Interpretation B is intended.

In Usefor, that is a structured header with a pretty obvious syntax in
which "Claus F\xE4rber" is clearly a 'phrase'. In the email version (even
if not in the news version also) that has to be encoded as:

   Mail-Copies-To: =?ISO-8859-1?Q?Claus_F=E4rber?= 
<claus(_at_)faerber(_dot_)muc(_dot_)de>


only if that portion of the field is defined as 'text' (which would be
difficult because 'text' allows '<' so it wouldn't be recognized as a
terminator)  OTOH, if that portion of the mail-copies-to field isn't 
defined as 'text' you still have the burden of encoding it in ASCII somehow,
since octet 0xE4 isn't valid in an email message header.  so it would
be left to a different spec to define how 2047 applies to mail-copies-to.

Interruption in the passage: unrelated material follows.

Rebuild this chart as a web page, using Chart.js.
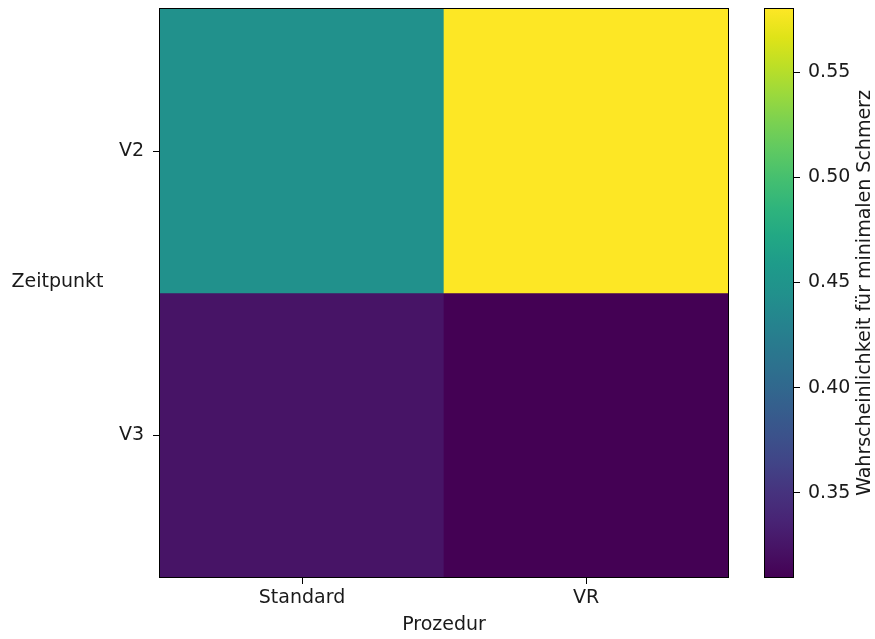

Q: Is an email message containing that header-field (or should I say the
user agent which permitted it to be sent as an email) RFC
2047-compliant?


not sure if you mean before or after 2047 encoding.   2047 doesn't
forbid use in other structured fields, but neither does it require
use in structured fields that aren't listed in 2047.

   OTOH, both those views of Interpetation B seem to presuppose that the
   user agent was familiar with the syntax of Usefor.


no, it presupposes that when gateways take things that aren't email
messages (this includes usenet messages) and sends them via email,
it makes them compliant with email message standards at that time.
gateways have to track standards on both sides.  that's life.

But maybe it was
   just a simple (non-Usefor-aware) MUA and the user had inserted that
   header manually (as is sometimes done by users emailing directly to a
   moderator).  So we would have the seemingly absurd situation that one
   user agent would be compliant when sending that message, but another
   user agent which sent that same message would be non-compliant.


it's not clear to what degree user agents are expected to prevent users
from generating invalid messages, but this isn't a 2047 issue.

Here is another example from Usefor:

   Organization: F\xE4rber Fabrik

That is, of course, an unstructured header, and would be encoded as

   Organization: =?ISO-8859-1?Q?Claus_F=E4rber Fabrik?=

Q: Is that one RFC 2047-compliant?


I'd say probably so.  though I don't know if it's formally defined anywhere,
organization is quite naturally 'text'.

It should be noted in passing that Rule 5(1) contains no requirement for
an encoded-word to be preceded (or followed) by 'linear white space',
although section 7 does seem to enforce such a requirement.


the rule is different for structured and unstructured (text) fields.

2. Where are encoded-words required to be recognized (RFC 2047 section 6).
--------------------------------------------------------------------------

One would expect section 6 to require the recognition of anything that
was allowed to appear under section 5, but that seems not to be the case
because there is no mention of "extension message header fields".

In 6.1 I find:

   A mail reader must parse the message and body part headers according
   to the rules in RFC 822 to correctly recognize 'encoded-word's.


this is intended to apply to structured fields - the point is that
for structured fields you actually have to parse them to distinguish
between places where encoded words are valid (e.g. a word before a 
phrase) and places where they are not valid (e.g. a word in a local-part
or a domain).

2. If someone is writing a standards-track document (whether for news or
email) and wishes to introduce some new header-fields that can make use
of RFC 2047, what does he have to say?


just say which elements are to be encoded and interpreted according to 2047.

3. Is it possible to go further and introduce header-fields with
explicit 'encoded-word's in them, for example:


yes.  I don't exactly like doing that (there's a lot of overlap between
'token' and 'encoded-word', for instance) but it's a widespread practice.

Keith

p.s. granted 2047 could use some clarification.